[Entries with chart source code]
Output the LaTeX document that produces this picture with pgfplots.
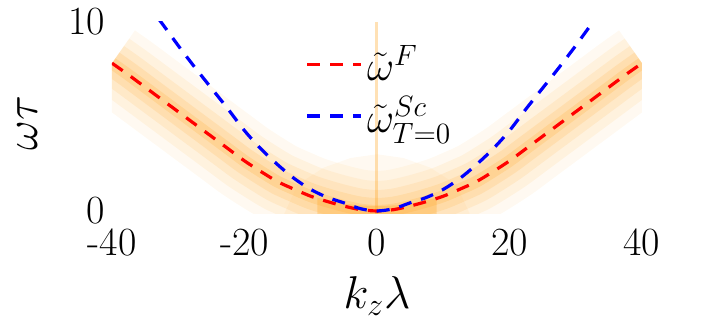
\RequirePackage{fix-cm}
\documentclass[border=0pt]{standalone}
\usepackage{amsmath}
\usepackage{pgfplots}
\usepackage{pgfplotstable}
\pgfplotsset{compat=1.18}
\definecolor{glow}{RGB}{255,155,10}

\pgfplotstableread{
k w
-40 7.82
-37.5 7.2
-35 6.55
-32.5 5.9
-30 5.25
-27.5 4.6
-25 3.95
-22.5 3.3
-20 2.65
-17.5 2.08
-15 1.55
-12.5 1.15
-10 0.78
-7.5 0.5
-5 0.26
-2.5 0.07
0 0
2.5 0.07
5 0.26
7.5 0.5
10 0.78
12.5 1.15
15 1.55
17.5 2.08
20 2.65
22.5 3.3
25 3.95
27.5 4.6
30 5.25
32.5 5.9
35 6.55
37.5 7.2
40 7.82
}\ferm

\pgfplotstableread{
k w
-35 11.1
-32.5 9.95
-30 8.75
-27.5 7.6
-25 6.5
-22.5 5.4
-20 4.25
-17.5 3.28
-15 2.45
-12.5 1.72
-10 1.14
-7.5 0.72
-5 0.43
-2.5 0.12
0 0
2.5 0.12
5 0.43
7.5 0.72
10 1.14
12.5 1.72
15 2.45
17.5 3.28
20 4.25
22.5 5.4
25 6.5
27.5 7.6
30 8.75
32.5 9.95
35 11.1
}\scurve

\begin{document}
\begin{tikzpicture}
\path[use as bounding box] (-56pt,-58.1pt) rectangle (299pt,106.9pt);
\begin{axis}[
  scale only axis, width=265pt, height=95.9pt,
  xmin=-40, xmax=40, ymin=-0.15, ymax=10,
  axis line style={draw=none}, tick style={draw=none},
  xtick={-40,-20,0,20,40}, xticklabels={-40,-20,0,20,40},
  ytick={0,10}, yticklabels={0,10},
  ticklabel style={font=\fontsize{20}{24}\selectfont},
  xticklabel style={yshift=-4pt},
  xlabel={$k_z\lambda$}, ylabel={$\omega\tau$},
  label style={font=\fontsize{23}{27}\selectfont},
  xlabel style={at={(axis description cs:0.5,-0.429)}, anchor=center},
  ylabel style={at={(axis description cs:-0.1585,0.473)}, anchor=center},
  legend style={draw=none, fill=none, at={(axis description cs:0.365,0.90)},
    anchor=north west, font=\fontsize{21}{25}\selectfont,
    row sep=2.5pt, inner sep=0pt},
  legend cell align=left,
  legend image code/.code={\draw[#1] (0pt,0pt) -- (27pt,0pt);},
]
% spectral weight: soft glow around the red dispersion
\addplot[glow, opacity=0.06, draw=none, fill, forget plot] coordinates {
 (-14,-0.15) (-12,1.4) (-8,2.3) (-4,2.8) (0,3.0) (4,2.8) (8,2.3) (12,1.4) (14,-0.15)};
\addplot[glow, opacity=0.06, line width=40pt, smooth, line join=round, forget plot] table {\ferm};
\addplot[glow, opacity=0.08, line width=30pt, smooth, line join=round, forget plot] table {\ferm};
\addplot[glow, opacity=0.10, line width=21pt, smooth, line join=round, forget plot] table {\ferm};
\addplot[glow, opacity=0.13, line width=13pt, smooth, line join=round, forget plot] table {\ferm};
\addplot[glow, opacity=0.16, line width=6pt, smooth, line join=round, forget plot] table {\ferm};
\addplot[glow, opacity=0.25, draw=none, fill, forget plot] coordinates {
 (-9,-0.15) (-9,0.7) (-6,0.45) (-3,0.3) (0,0.25) (3,0.3) (6,0.45) (9,0.7) (9,-0.15)};
\addplot[glow, opacity=0.3, line width=1.5pt, forget plot] coordinates {(0,-0.15) (0,10)};
% dispersion curves
\addplot[red, line width=1.6pt, dash pattern=on 6.5pt off 5pt, smooth] table {\ferm};
\addlegendentry{$\tilde{\omega}^F$}
\addplot[blue, line width=1.6pt, dash pattern=on 6.5pt off 5pt, smooth] table {\scurve};
\addlegendentry{$\tilde{\omega}^{Sc}_{T=0}$}
\end{axis}
\end{tikzpicture}
\end{document}
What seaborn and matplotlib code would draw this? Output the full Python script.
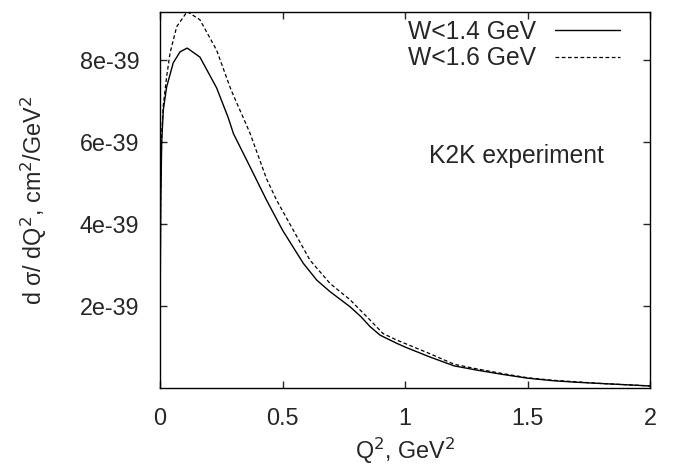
import numpy as np
import pandas as pd
import matplotlib
matplotlib.use("Agg")
import matplotlib.pyplot as plt
import seaborn as sns

q2_a = [0, 0.001, 0.003, 0.007, 0.0135, 0.027, 0.054, 0.082, 0.111, 0.163, 0.231, 0.278,
        0.30, 0.367, 0.435, 0.50, 0.585, 0.64, 0.694, 0.776, 0.82, 0.857, 0.898, 0.966,
        1.0, 1.1, 1.2, 1.29, 1.4, 1.5, 1.6, 1.7, 1.8, 1.9, 2.0]
w14 = [0, 2.5, 4.5, 6.0, 6.78, 7.34, 7.93, 8.20, 8.29, 8.07, 7.32, 6.6,
       6.2, 5.4, 4.58, 3.85, 3.04, 2.63, 2.35, 1.98, 1.74, 1.50, 1.29, 1.09,
       1.0, 0.76, 0.54, 0.44, 0.33, 0.24, 0.18, 0.14, 0.11, 0.08, 0.05]
q2_b = [0, 0.001, 0.003, 0.007, 0.0135, 0.027, 0.041, 0.068, 0.111, 0.163, 0.231, 0.29,
        0.367, 0.435, 0.476, 0.544, 0.612, 0.694, 0.776, 0.857, 0.91, 0.966,
        1.1, 1.2, 1.29, 1.4, 1.5, 1.6, 1.7, 1.8, 1.9, 2.0]
w16 = [0, 2.7, 4.8, 6.2, 6.9, 7.59, 8.17, 8.81, 9.18, 8.98, 8.24, 7.27,
       6.22, 5.1, 4.58, 3.85, 3.12, 2.55, 2.15, 1.66, 1.33, 1.17,
       0.84, 0.58, 0.47, 0.35, 0.25, 0.19, 0.15, 0.11, 0.08, 0.05]
labels = ["W<1.4 GeV", "W<1.6 GeV"]
xticks = [0, 0.5, 1, 1.5, 2]
xtick_labels = ["0", "0.5", "1", "1.5", "2"]
yticks = [2e-39, 4e-39, 6e-39, 8e-39]
ytick_labels = ["2e-39", "4e-39", "6e-39", "8e-39"]

df = pd.concat([
    pd.DataFrame({"q2": q2_a, "val": np.array(w14) * 1e-39, "series": labels[0]}),
    pd.DataFrame({"q2": q2_b, "val": np.array(w16) * 1e-39, "series": labels[1]}),
])

sns.set_style("ticks")
plt.rcParams['font.family'] = ['Liberation Sans', 'DejaVu Sans']

fig = plt.figure(figsize=(6.8, 4.66), dpi=100)
ax = fig.add_axes([160 / 680, 78 / 466, 490 / 680, 376 / 466])

sns.lineplot(data=df, x="q2", y="val", hue="series",
             palette=["black", "black"], linewidth=1.0, ax=ax,
             sort=False, estimator=None, legend=False)
lines = ax.get_lines()
lines[0].set_linestyle("-")
lines[1].set_linestyle((0, (3, 2)))
lines[1].set_linewidth(0.9)

ax.set_xlim(0, 2)
ax.set_ylim(0, 9.17e-39)
ax.set_xticks(xticks)
ax.set_xticklabels(xtick_labels)
ax.set_yticks(yticks)
ax.set_yticklabels(ytick_labels)
ax.tick_params(direction="in", top=True, right=True, labelsize=16.8, length=5, width=1)
ax.tick_params(axis="x", pad=14)
ax.tick_params(axis="y", pad=15)
for s in ax.spines.values():
    s.set_linewidth(1)
    s.set_color("black")

ax.set_xlabel("Q$^2$, GeV$^2$", fontsize=16.8, labelpad=4)
ax.set_ylabel("d σ/ dQ$^2$, cm$^2$/GeV$^2$", fontsize=16.8, labelpad=22)
ax.text((429 - 160) / 490, (388 - 163) / 376, "K2K experiment", transform=ax.transAxes,
        fontsize=17.7, va="baseline", ha="left")

leg = ax.legend(handles=lines[:2], labels=labels, loc="upper right",
                bbox_to_anchor=((620 - 160) / 490, (388 - 20) / 376),
                frameon=False, markerfirst=False, fontsize=17.7, handlelength=2.65,
                borderaxespad=0, borderpad=0, labelspacing=0.1, handletextpad=0.75)

fig.savefig("out.png", dpi=100)
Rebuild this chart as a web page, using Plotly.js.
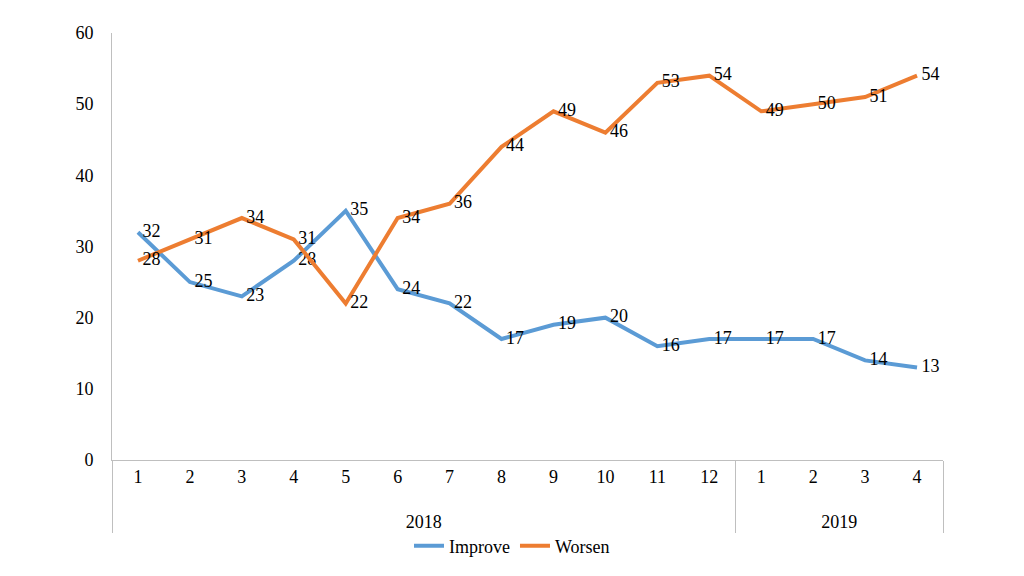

### WRITTEN REQUEST
Count how many lines of the data include the word "this". Your reply should be that number alone.

### THE REPLY
3